Deux prévenus se trouvent en détention provisoire respectivement sous le régime de l’exécution anticipée de la peine pour plusieurs cambriolages qu’ils auraient commis ensemble. Ayant été concubins pendant plus de 15 ans, ils font chacun valoir le droit de se rendre visite au moins une fois par mois, étant précisé qu’ils se trouvent dans deux établissements pénitentiaires différents. Ces demandes sont rejetées par les deux instances cantonales.
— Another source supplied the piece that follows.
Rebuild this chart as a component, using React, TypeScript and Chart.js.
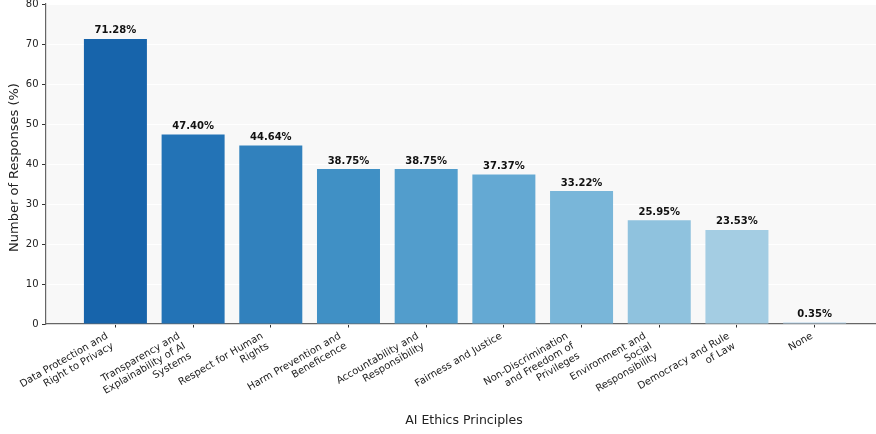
import React, { useEffect, useRef } from "react";
import { Chart, registerables } from "chart.js";

Chart.register(...registerables);

const categories: string[][] = [
  ["Data Protection and", "Right to Privacy"],
  ["Transparency and", "Explainability of AI", "Systems"],
  ["Respect for Human", "Rights"],
  ["Harm Prevention and", "Beneficence"],
  ["Accountability and", "Responsibility"],
  ["Fairness and Justice"],
  ["Non-Discrimination", "and Freedom of", "Privileges"],
  ["Environment and", "Social", "Responsibility"],
  ["Democracy and Rule", "of Law"],
  ["None"],
];

const percentages: number[] = [71.28, 47.4, 44.64, 38.75, 38.75, 37.37, 33.22, 25.95, 23.53, 0.35];

const barColors: string[] = [
  "#1764ab",
  "#2373b6",
  "#3181bd",
  "#4090c5",
  "#529dcc",
  "#64a9d3",
  "#79b6d9",
  "#8fc2de",
  "#a4cde3",
  "#b6d4e9",
];

const yTickValues: number[] = [0, 10, 20, 30, 40, 50, 60, 70, 80];

const xAxisTitle = "AI Ethics Principles";
const yAxisTitle = "Number of Responses (%)";

const FONT = "'DejaVu Sans', 'Liberation Sans', sans-serif";

const customPlugin = {
  id: "customDecor",
  beforeDraw(chart: any) {
    const { ctx, chartArea } = chart;
    ctx.save();
    ctx.fillStyle = "#f8f8f8";
    ctx.fillRect(chartArea.left, chartArea.top, chartArea.right - chartArea.left, chartArea.bottom - chartArea.top);
    ctx.restore();
  },
  afterDraw(chart: any) {
    const { ctx, chartArea } = chart;
    const meta = chart.getDatasetMeta(0);
    ctx.save();
    // value labels
    ctx.font = `bold 10px ${FONT}`;
    ctx.fillStyle = "#111111";
    ctx.textAlign = "center";
    ctx.textBaseline = "alphabetic";
    meta.data.forEach((bar: any, i: number) => {
      ctx.fillText(percentages[i].toFixed(2) + "%", bar.x, bar.y - 5.5);
    });

    // x tick labels (rotated, matplotlib-like anchoring)
    const xs = chart.scales.x;
    const theta = Math.PI / 6;
    const pitch = 11.5;
    ctx.font = `10px ${FONT}`;
    ctx.fillStyle = "#222222";
    ctx.textAlign = "right";
    categories.forEach((lines, i) => {
      const tickX = xs.getPixelForValue(i);
      const n = lines.length;
      const H = (n - 1) * pitch + 10;
      ctx.save();
      ctx.translate(tickX - H * Math.sin(theta), chartArea.bottom + 7);
      ctx.rotate(-theta);
      lines.forEach((line, j) => {
        ctx.fillText(line, 0, 7.6 + j * pitch);
      });
      ctx.restore();
    });

    // axis titles
    ctx.font = `12.5px ${FONT}`;
    ctx.fillStyle = "#222222";
    ctx.textAlign = "center";
    ctx.textBaseline = "alphabetic";
    ctx.fillText(xAxisTitle, 464, 424);

    ctx.save();
    ctx.font = `13px ${FONT}`;
    ctx.translate(14.5, 167.5);
    ctx.rotate(-Math.PI / 2);
    ctx.textBaseline = "middle";
    ctx.fillText(yAxisTitle, 0, 0);
    ctx.restore();

    ctx.restore();
  },
};

export default function App() {
  const canvasRef = useRef<HTMLCanvasElement | null>(null);

  useEffect(() => {
    if (!canvasRef.current) return;
    const chart = new Chart(canvasRef.current, {
      type: "bar",
      data: {
        datasets: [
          {
            data: percentages.map((v, i) => ({ x: i, y: v })),
            backgroundColor: barColors,
            borderWidth: 0,
            barPercentage: 0.811,
            categoryPercentage: 1,
          },
        ],
      },
      options: {
        responsive: false,
        animation: false,
        devicePixelRatio: 1,
        layout: { padding: { top: 4, right: 0, bottom: 0, left: 0 } },
        plugins: {
          legend: { display: false },
          tooltip: { enabled: false },
        },
        scales: {
          x: {
            type: "linear",
            offset: false,
            min: -0.9,
            max: 9.79,
            afterBuildTicks: (scale: any) => {
              scale.ticks = categories.map((_, i) => ({ value: i }));
            },
            afterFit: (scale: any) => {
              scale.height = 110;
              scale.paddingLeft = 0;
              scale.paddingRight = 0;
            },
            ticks: { display: false },
            grid: {
              offset: false,
              drawOnChartArea: false,
              drawTicks: true,
              tickLength: 3.5,
              tickColor: "#333333",
              tickWidth: 1,
            },
            border: { display: true, color: "#666666", width: 1.2 },
          },
          y: {
            type: "linear",
            min: 0,
            max: 80,
            afterBuildTicks: (scale: any) => {
              scale.ticks = yTickValues.map((v) => ({ value: v }));
            },
            afterFit: (scale: any) => {
              scale.width = 45.5;
              scale.paddingTop = 0;
              scale.paddingBottom = 0;
            },
            ticks: {
              font: { family: FONT, size: 10 },
              color: "#222222",
              padding: 3.5,
            },
            grid: {
              color: "rgba(255,255,255,0.9)",
              lineWidth: 1,
              drawTicks: true,
              tickLength: 3.5,
              tickColor: "#333333",
              tickWidth: 1,
            },
            border: { display: true, color: "#666666", width: 1.2 },
          },
        },
      },
      plugins: [customPlugin],
    });
    return () => chart.destroy();
  }, []);

  return (
    <div style={{ position: "fixed", left: 0, top: 0, width: 876, height: 434, background: "#ffffff" }}>
      <canvas ref={canvasRef} width={876} height={434} style={{ display: "block" }} />
    </div>
  );
}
Sur recours des deux prévenus, le Tribunal fédéral doit déterminer si ces derniers sont en droit de se rendre visite régulièrement malgré leur détention à deux endroits différents.

Droit

Les recourants se prévalent d’une violation de leur droit à la liberté personnelle (art. 10 Cst.) et à leur vie privée et familiale (art. 13 Cst.), ainsi que d’une violation de l’art. 235 al. 1 CPP.

Une restriction des droits fondamentaux des prévenus étant en jeu, l’art. 36 Cst. constitue le point de départ de l’analyse du Tribunal fédéral. L’art. 235 al. 1 CPP concrétise la portée de cette disposition et prévoit que la liberté des prévenus en détention ne peut être restreinte que dans la mesure requise par le but de la détention et par le respect de l’ordre et de la sécurité dans l’établissement. L’alinéa 2 dispose que tout contact entre le prévenu en détention et des tiers est soumis à l’autorisation de la direction de la procédure, et que les visites sont surveillées si nécessaire.

En ce qui concerne les conditions de la détention, le Tribunal fédéral distingue la détention provisoire de l’exécution anticipée de la peine.

S’agissant de la première, en présence d’un risque particulièrement important de fuite, collusion ou réitération, ou lorsque l’ordre et la sécurité (en particulier à l’intérieur de la prison) sont mis en danger, les conditions de détention peuvent être plus restrictives. La durée de la détention doit néanmoins être prise en compte en faveur du détenu, tout comme la présomption d’innocence.

En ce qui concerne la deuxième, elle se trouve à mi-chemin entre la phase d’enquête et celle d’exécution de la peine. Bien qu’elle soit soumise aux conditions de la détention provisoire, ce régime doit être le plus proche possible de l’exécution de peine ordinaire.

De jurisprudence constante, les prévenus en détention provisoire jouissent– dans les limites de l’art. 235 CPP – d’un droit de recevoir des visites et d’effectuer des appels. Ce droit concerne en particulier la famille du prévenu et son partenaire, et ne peut être restreint lorsque la période de détention est longue et qu’il n’existe plus de risque de collusion.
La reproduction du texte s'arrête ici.